◆ Challenge ◆
Tally every line featuring "with", then give that tally alone.

◆ Extracted entries ◆
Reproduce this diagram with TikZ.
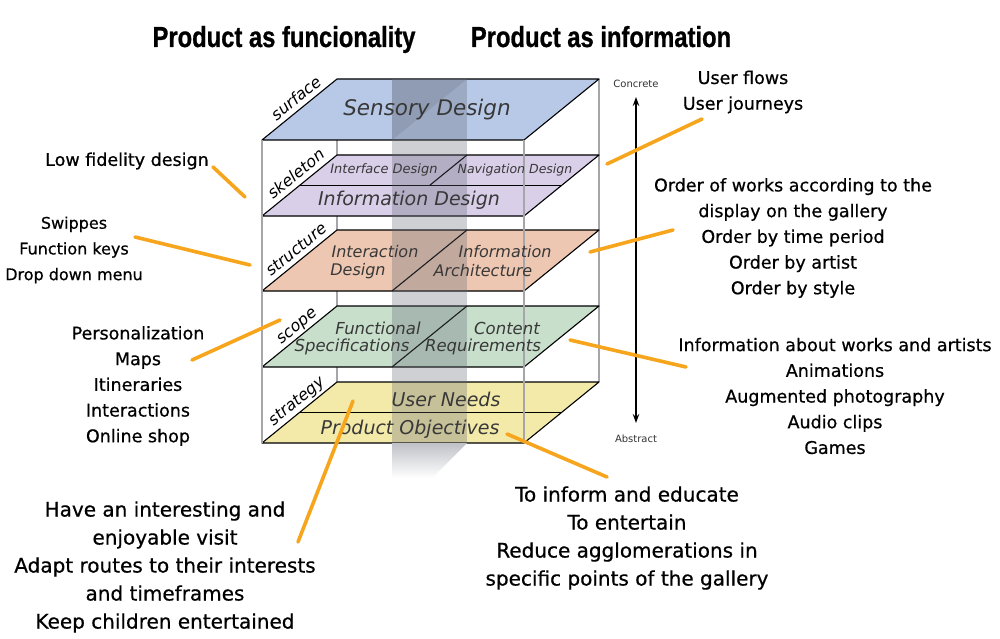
\documentclass[tikz,border=0pt]{standalone}
\usepackage{fontspec}
\setmainfont{DejaVu Sans}
\newfontfamily\headfont{Liberation Sans Bold}[FakeStretch=0.82, FakeBold=0.8]
\newfontfamily\notefont{DejaVu Sans}[FakeBold=0.6]
\usetikzlibrary{arrows.meta}

\definecolor{surfc}{RGB}{184,201,232}
\definecolor{skelc}{RGB}{217,207,233}
\definecolor{strucc}{RGB}{237,199,177}
\definecolor{scopec}{RGB}{199,223,203}
\definecolor{stratc}{RGB}{243,234,170}
\definecolor{wallc}{RGB}{165,165,170}
\definecolor{bandc}{RGB}{95,100,115}
\definecolor{orangeline}{RGB}{247,165,28}

\tikzset{
  plane/.style={draw=black, line width=1.1pt, line join=round},
  split/.style={draw=black, line width=1.1pt},
  wall/.style={draw=wallc, line width=1.3pt},
  title/.style={font=\headfont\fontsize{29}{29}\selectfont, anchor=base, inner sep=0pt},
  note/.style={font=\notefont\fontsize{17.5}{25.7}\selectfont, align=center, inner sep=0pt},
  smallnote/.style={font=\notefont\fontsize{16}{25.7}\selectfont, align=center, inner sep=0pt},
  bignote/.style={font=\notefont\fontsize{20}{28}\selectfont, align=center, inner sep=0pt},
  inlayer/.style={font=\itshape\fontsize{#1}{#1}\selectfont, text=black!78, inner sep=0pt},
  side/.style={font=\itshape\fontsize{16}{16}\selectfont, rotate=39.1, anchor=base, inner sep=0pt},
  scale label/.style={font=\fontsize{10}{10}\selectfont, text=black!80, inner sep=0pt},
  pointer/.style={draw=orangeline, line width=3.6pt, line cap=round},
}

\begin{document}
\begin{tikzpicture}[x=1pt,y=-1pt]
\useasboundingbox (0,0) rectangle (1000,639);
\fill[white] (0,0) rectangle (1000,639);

% headings
\node[title] (hfunc) at (284,47) {Product as funcionality};
\node[title] (hinfo) at (601,47) {Product as information};

% rear uprights of the stack
\draw[wall] (337,79) -- (337,382);
\draw[wall] (599,79) -- (599,382);

% surface plane
\path[plane, fill=surfc] (262,140) -- (524,140) -- (599,79) -- (337,79) -- cycle;
% skeleton plane
\path[plane, fill=skelc] (262,216) -- (524,216) -- (599,155) -- (337,155) -- cycle;
\draw[split] (299.5,185.5) -- (561.5,185.5);
\draw[split] (467,155) -- (429.5,185.5);
% structure plane
\path[plane, fill=strucc] (262,291) -- (524,291) -- (599,230) -- (337,230) -- cycle;
\draw[split] (467,230) -- (392,291);
% scope plane
\path[plane, fill=scopec] (262,367) -- (524,367) -- (599,306) -- (337,306) -- cycle;
\draw[split] (467,306) -- (392,367);
% strategy plane
\path[plane, fill=stratc] (262,443) -- (524,443) -- (599,382) -- (337,382) -- cycle;
\draw[split] (299.5,412.5) -- (561.5,412.5);

% translucent dividing band and its shadow
\fill[bandc, fill opacity=0.3] (392,79) rectangle (467,443);
\fill[bandc, fill opacity=0.2] (392,79) -- (467,79) -- (392,140) -- cycle;
\shade[top color=bandc!40, bottom color=white] (392,443) -- (467,443) -- (432,478) -- (392,478) -- cycle;

% front uprights
\draw[wall] (262,140) -- (262,443);
\draw[wall] (524,140) -- (524,443);

% plane contents
\node[inlayer=21.5] (sensory) at (427,110) {Sensory Design};
\node[inlayer=13] (iface) at (384,170) {Interface Design};
\node[inlayer=12.5] (navi) at (515,170) {Navigation Design};
\node[inlayer=19] (infodes) at (409,200) {Information Design};
\node[inlayer=16] (interA) at (375,252) {Interaction};
\node[inlayer=16] (interB) at (358,271) {Design};
\node[inlayer=16] (iarchA) at (505,252) {Information};
\node[inlayer=16] (iarchB) at (483,271) {Architecture};
\node[inlayer=16.5] (funcA) at (378,328) {Functional};
\node[inlayer=16.5] (funcB) at (352,347) {Specifications};
\node[inlayer=16.5] (contA) at (507,328) {Content};
\node[inlayer=16.5] (contB) at (483,347) {Requirements};
\node[inlayer=19] (needs) at (446,399) {User Needs};
\node[inlayer=19] (objs) at (410,429) {Product Objectives};

% plane names along the left edges
\node[side] (nsurface) at (299.5,102.5) {surface};
\node[side] (nskeleton) at (299.5,178) {skeleton};
\node[side] (nstructure) at (299.5,253.5) {structure};
\node[side] (nscope) at (299.5,329.5) {scope};
\node[side] (nstrategy) at (299.5,405) {strategy};

% concrete / abstract scale
\node[scale label] (conc) at (636,84) {Concrete};
\node[scale label] (abst) at (636,439) {Abstract};
\coordinate (scaletop) at (636,97);
\coordinate (scalebot) at (636,423);
\draw[line width=1.3pt, {Stealth[length=9pt,width=6.5pt]}-{Stealth[length=9pt,width=6.5pt]}] (scaletop) -- (scalebot);

% annotations, left
\node[note] (lofi) at (127,161) {Low fidelity design};
\node[smallnote] (keys) at (74,250) {Swippes\\Function keys\\Drop down menu};
\node[note] (funcs) at (138,386) {Personalization\\Maps\\Itineraries\\Interactions\\Online shop};
\node[bignote] (visit) at (165,567) {Have an interesting and\\enjoyable visit\\Adapt routes to their interests\\and timeframes\\Keep children entertained};

% annotations, right
\node[note] (flows) at (743,92) {User flows\\User journeys};
\node[note] (order) at (793,238) {Order of works according to the\\display on the gallery\\Order by time period\\Order by artist\\Order by style};
\node[note] (content) at (835,396) {Information about works and artists\\Animations\\Augmented photography\\Audio clips\\Games};
\node[bignote] (goals) at (627,538) {To inform and educate\\To entertain\\Reduce agglomerations in\\specific points of the gallery};

% pointer lines
\coordinate (lofiA) at (213,167);   \coordinate (lofiB) at (245,197);
\coordinate (keysA) at (135,237);   \coordinate (keysB) at (250,265);
\coordinate (funcsA) at (192,360);  \coordinate (funcsB) at (280,320);
\coordinate (visitA) at (298,542);  \coordinate (visitB) at (353,401);
\coordinate (goalsA) at (607,477);  \coordinate (goalsB) at (507,434);
\coordinate (flowsA) at (702,119);  \coordinate (flowsB) at (607,164);
\coordinate (orderA) at (673,230);  \coordinate (orderB) at (590,252);
\coordinate (contA1) at (686,367);  \coordinate (contB1) at (570,340);
\draw[pointer] (lofiA) -- (lofiB);
\draw[pointer] (keysA) -- (keysB);
\draw[pointer] (funcsA) -- (funcsB);
\draw[pointer] (visitA) -- (visitB);
\draw[pointer] (goalsA) -- (goalsB);
\draw[pointer] (flowsA) -- (flowsB);
\draw[pointer] (orderA) -- (orderB);
\draw[pointer] (contA1) -- (contB1);
\end{tikzpicture}
\end{document}
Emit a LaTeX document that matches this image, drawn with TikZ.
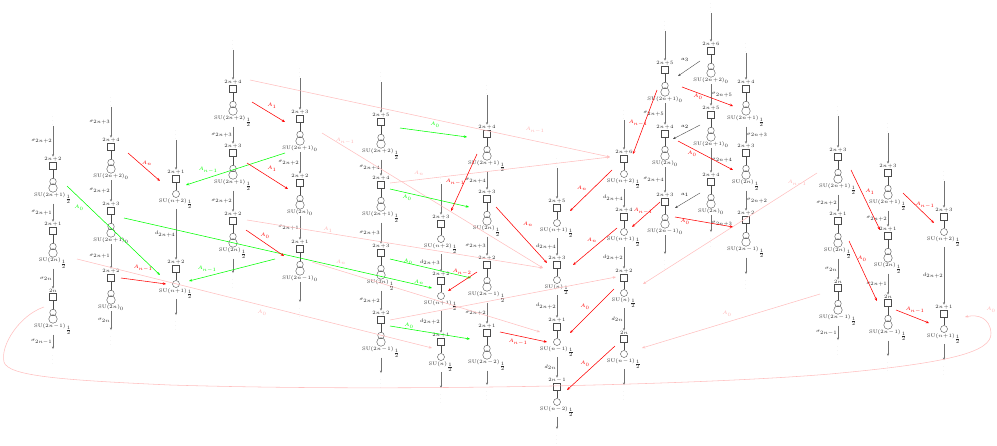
\documentclass[tikz,border=0pt]{standalone}
\usetikzlibrary{arrows.meta}
\newcommand\gSU{\mathrm{SU}}
\newcommand\qcol[8]{%
 \node[dotsn] (#1-0) at (#2,#4) {$\vdots$};
 \foreach \Ya/\Fa/\Ga/\Sa [count=\i, remember=\i as \pj (initially 0)] in {#6} {
   \node[fbox] (#1-\i-b) at (#2,\Ya) {};
   \node[flab,anchor=south] (#1-\i-f) at (#1-\i-b.north) {$\Fa$};
   \ifnum#3=1
     \node[gsmall] (#1-\i-a) at (#2,\Ya+15.5) {};
     \node[gbig] (#1-\i-g) at (#2,\Ya+22) {};
   \else
     \node[gcirc,alias=#1-\i-a] (#1-\i-g) at (#2,\Ya+15) {};
   \fi
   \node[glab,anchor=north] (#1-\i-l) at (#1-\i-g.south) {$\Ga$};
   \draw[qline] (#1-\i-b) -- (#1-\i-a);
   \ifnum\pj=0
     \draw[varr] (#1-0) -- node[alab,#8] {$\Sa$} (#1-\i-f);
   \else
     \draw[varr] (#1-\pj-l) -- node[alab,#8] {$\Sa$} (#1-\i-f);
   \fi
   \xdef\lastI{\i}
 }
 \node[dotsn] (#1-e) at (#2,#5) {$\vdots$};
 \draw[varr] (#1-\lastI-l) -- node[alab,#8] {$#7$} (#1-e);
}
\newcommand\carr[6]{%
 \coordinate (#1s) at (#3); \coordinate (#1e) at (#4);
 \draw[#2A] (#1s) -- (#1e);
 \node[#2L] (#1l) at (#5) {$#6$};}
\begin{document}
\medmuskip=1mu\relax
\begin{tikzpicture}[x=1pt,y=-1pt,
  every node/.style={inner sep=0.5pt},
  fbox/.style={draw=black!70, rectangle, minimum size=7pt, inner sep=0pt, line width=0.4pt},
  gbig/.style={draw=black!70, circle, minimum size=8.5pt, inner sep=0pt, line width=0.4pt},
  gsmall/.style={draw=black!70, circle, minimum size=6.5pt, inner sep=0pt, line width=0.4pt},
  gcirc/.style={draw=black!70, circle, minimum size=7pt, inner sep=0pt, line width=0.4pt},
  flab/.style={text=black!85, font=\fontsize{4.6}{5}\selectfont},
  glab/.style={text=black!85, font=\fontsize{4.6}{5}\selectfont},
  alab/.style={text=black!85, font=\fontsize{4.2}{5}\selectfont},
  dotsn/.style={text=black!35, font=\fontsize{4}{5}\selectfont},
  qline/.style={line width=0.4pt, black!70},
  varr/.style={-{Stealth[length=2.6pt,width=2.2pt]}, black!55, line width=0.4pt},
  redA/.style={-{Stealth[length=3.2pt,width=2.6pt]}, red, line width=0.55pt},
  redL/.style={text=red, font=\fontsize{4.6}{5}\selectfont},
  grnA/.style={-{Stealth[length=3.2pt,width=2.6pt]}, green, line width=0.55pt},
  grnL/.style={text=green, font=\fontsize{4.6}{5}\selectfont},
  pnkA/.style={-{Stealth[length=3.2pt,width=2.6pt]}, red!25, line width=0.55pt},
  pnkL/.style={text=red!30, font=\fontsize{4.6}{5}\selectfont},
  blkA/.style={-{Stealth[length=2.8pt,width=2.2pt]}, black!70, line width=0.4pt},
  blkL/.style={text=black, font=\fontsize{4.6}{5}\selectfont}]
\useasboundingbox (0,0) rectangle (997,445);
% columns
\qcol{A}{53}{1}{118}{357}{166/2n+2/\gSU(2n+1)_{\frac{1}{2}}/\sigma_{2n+2}, 231/2n+1/\gSU(2n)_{\frac{1}{2}}/\sigma_{2n+1}, 297/2n/\gSU(2n-1)_{\frac{1}{2}}/\sigma_{2n}}{\sigma_{2n-1}}{left}
\qcol{B}{111}{1}{99}{338}{147/2n+4/\gSU(2n+2)_0/\sigma_{2n+3}, 211/2n+3/\gSU(2n+1)_0/\sigma_{2n+2}, 278/2n+2/\gSU(2n)_0/\sigma_{2n+1}}{\sigma_{2n}}{left}
\qcol{C}{176}{0}{132}{323}{179/2n+1/\gSU(n+2)_{\frac{1}{2}}/{}, 269/2n+2/\gSU(n+1)_{\frac{1}{2}}/d_{2n+4}}{}{left}
\qcol{D}{233}{1}{42}{281}{89/2n+4/\gSU(2n+2)_{\frac{1}{2}}/{}, 153/2n+3/\gSU(2n+1)_{\frac{1}{2}}/\sigma_{2n+3}, 221/2n+2/\gSU(2n)_{\frac{1}{2}}/\sigma_{2n+2}}{}{left}
\qcol{E}{300}{1}{70}{310}{119/2n+3/\gSU(2n+1)_0/{}, 183/2n+2/\gSU(2n)_0/\sigma_{2n+2}, 249/2n+1/\gSU(2n-1)_0/\sigma_{2n+1}}{}{left}
\qcol{F}{381}{1}{74}{381}{122/2n+5/\gSU(2n+2)_{\frac{1}{2}}/{}, 185/2n+4/\gSU(2n+1)_{\frac{1}{2}}/\sigma_{2n+4}, 253/2n+3/\gSU(2n)_{\frac{1}{2}}/\sigma_{2n+3}, 320/2n+2/\gSU(2n-1)_{\frac{1}{2}}/\sigma_{2n+2}}{}{left}
\qcol{G}{441}{0}{176}{396}{224/2n+3/\gSU(n+2)_{\frac{1}{2}}/{}, 281/2n+2/\gSU(n+1)_{\frac{1}{2}}/d_{2n+3}, 342/2n+1/\gSU(n)_{\frac{1}{2}}/d_{2n+2}}{}{left}
\qcol{H}{487}{1}{87}{393}{134/2n+4/\gSU(2n+1)_{\frac{1}{2}}/{}, 199/2n+3/\gSU(2n)_{\frac{1}{2}}/\sigma_{2n+4}, 265/2n+2/\gSU(2n-1)_{\frac{1}{2}}/\sigma_{2n+3}, 333/2n+1/\gSU(2n-2)_{\frac{1}{2}}/\sigma_{2n+2}}{}{left}
\qcol{I}{557}{0}{160}{437}{208/2n+5/\gSU(n+1)_{\frac{1}{2}}/{}, 265/2n+3/\gSU(n)_{\frac{1}{2}}/d_{2n+4}, 327/2n+1/\gSU(n-1)_{\frac{1}{2}}/d_{2n+2}, 387/2n-1/\gSU(n-2)_{\frac{1}{2}}/d_{2n}}{}{left}
\qcol{J}{624}{0}{112}{393}{159/2n+6/\gSU(n+2)_{\frac{1}{2}}/{}, 217/2n+4/\gSU(n+1)_{\frac{1}{2}}/d_{2n+4}, 278/2n+2/\gSU(n)_{\frac{1}{2}}/d_{2n+2}, 339/2n/\gSU(n-1)_{\frac{1}{2}}/d_{2n}}{}{left}
\qcol{K}{665}{1}{23}{262}{70/2n+5/\gSU(2n+1)_0/{}, 134/2n+4/\gSU(2n)_0/\sigma_{2n+5}, 202/2n+3/\gSU(2n-1)_0/\sigma_{2n+4}}{}{left}
\qcol{L}{711}{1}{5}{240}{51/2n+6/\gSU(2n+2)_0/{}, 115/2n+5/\gSU(2n+1)_0/\sigma_{2n+5}, 182/2n+4/\gSU(2n)_0/\sigma_{2n+4}}{\sigma_{2n+3}}{right}
\qcol{M}{746}{1}{45}{282}{89/2n+4/\gSU(2n+1)_{\frac{1}{2}}/{}, 153/2n+3/\gSU(2n)_{\frac{1}{2}}/\sigma_{2n+3}, 220/2n+2/\gSU(2n-1)_{\frac{1}{2}}/\sigma_{2n+2}}{}{right}
\qcol{N}{838}{1}{108}{348}{157/2n+3/\gSU(2n+1)_{\frac{1}{2}}/{}, 221/2n+1/\gSU(2n)_{\frac{1}{2}}/\sigma_{2n+2}, 288/2n/\gSU(2n-1)_{\frac{1}{2}}/\sigma_{2n}}{\sigma_{2n-1}}{left}
\qcol{O}{888}{1}{125}{364}{173/2n+3/\gSU(2n+1)_{\frac{1}{2}}/{}, 236/2n+1/\gSU(2n)_{\frac{1}{2}}/\sigma_{2n+2}, 303/2n/\gSU(2n-1)_{\frac{1}{2}}/\sigma_{2n+1}}{}{left}
\qcol{P}{944}{0}{173}{368}{217/2n+3/\gSU(n+2)_{\frac{1}{2}}/{}, 314/2n+1/\gSU(n+1)_{\frac{1}{2}}/d_{2n+2}}{}{left}
% pink (faint) transitions
\carr{P1}{pnk}{250,80}{610,157}{535,130}{A_{n-1}}
\carr{P2}{pnk}{322,133}{543,268}{345,141}{A_{n-1}}
\carr{P3}{pnk}{390,183}{610,157}{419,173}{A_n}
\carr{P4}{pnk}{247,220}{543,268}{328,230}{A_1}
\carr{P5}{pnk}{390,320}{616,277}{440,300}{}
\carr{P6}{pnk}{77,259}{432,348}{262,313}{A_0}
\carr{P7}{pnk}{312,262}{540,332}{341,262}{A_n}
\carr{P8}{pnk}{817,173}{643,284}{797,183}{A_{n-1}}
\carr{P9}{pnk}{820,294}{642,348}{727,314}{A_0}
\coordinate (P10s) at (44,307);
\coordinate (P10e) at (965,317);
\draw[pnkA] (P10s) .. controls (20,315) and (0,345) .. (4,362)
  .. controls (8,376) and (60,380) .. (170,385)
  .. controls (400,392) and (700,385) .. (830,374)
  .. controls (950,363) and (992,352) .. (991,333)
  .. controls (990,318) and (978,314) .. (P10e);
\node[pnkL] (P10l) at (991,310) {$A_0$};
% green transitions
\carr{G1}{grn}{67,186}{160,275}{79,208}{A_0}
\carr{G2}{grn}{124,218}{432,288}{419,282}{A_n}
\carr{G3}{grn}{285,153}{186,185}{208,170}{A_{n-1}}
\carr{G4}{grn}{275,259}{189,281}{207,269}{A_{n-1}}
\carr{G5}{grn}{400,128}{467,137}{435,125}{A_0}
\carr{G6}{grn}{390,189}{469,207}{407,198}{A_0}
\carr{G7}{grn}{390,259}{471,278}{408,262}{A_0}
\carr{G8}{grn}{390,326}{470,339}{409,326}{A_0}
% red transitions
\carr{R1}{red}{128,153}{160,181}{147,163}{A_n}
\carr{R2}{red}{121,278}{166,284}{143,268}{A_{n-1}}
\carr{R3}{red}{252,102}{285,122}{272,106}{A_1}
\carr{R4}{red}{247,163}{288,189}{272,169}{A_1}
\carr{R5}{red}{246,230}{284,256}{265,236}{A_0}
\carr{R6}{red}{477,154}{451,211}{455,182}{A_{n-1}}
\carr{R7}{red}{477,272}{448,291}{462,272}{A_{n-2}}
\carr{R8}{red}{496,207}{547,263}{528,224}{A_n}
\carr{R9}{red}{612,170}{570,211}{582,188}{A_n}
\carr{R10}{red}{657,90}{633,154}{638,123}{A_{n-1}}
\carr{R11}{red}{617,228}{573,265}{592,240}{A_n}
\carr{R12}{red}{660,202}{632,227}{643,211}{A_{n-1}}
\carr{R13}{red}{614,289}{570,333}{585,307}{A_0}
\carr{R14}{red}{615,346}{567,390}{585,364}{A_0}
\carr{R15}{red}{500,332}{547,342}{518,342}{A_{n-1}}
\carr{R16}{red}{682,87}{733,106}{698,97}{A_0}
\carr{R17}{red}{678,141}{733,170}{692,154}{A_0}
\carr{R18}{red}{675,217}{733,227}{685,222}{A_0}
\carr{R19}{red}{851,170}{880,230}{870,192}{A_1}
\carr{R20}{red}{903,193}{934,223}{925,205}{A_{n-1}}
\carr{R21}{red}{849,241}{877,301}{862,259}{A_0}
\carr{R22}{red}{896,310}{929,323}{915,310}{A_{n-1}}
% black transitions
\carr{K1}{blk}{700,61}{678,76}{685,60}{a_3}
\carr{K2}{blk}{700,125}{673,139}{685,127}{a_2}
\carr{K3}{blk}{700,193}{675,208}{685,195}{a_1}
\end{tikzpicture}
\end{document}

◆ Solution to this exercise ◆
2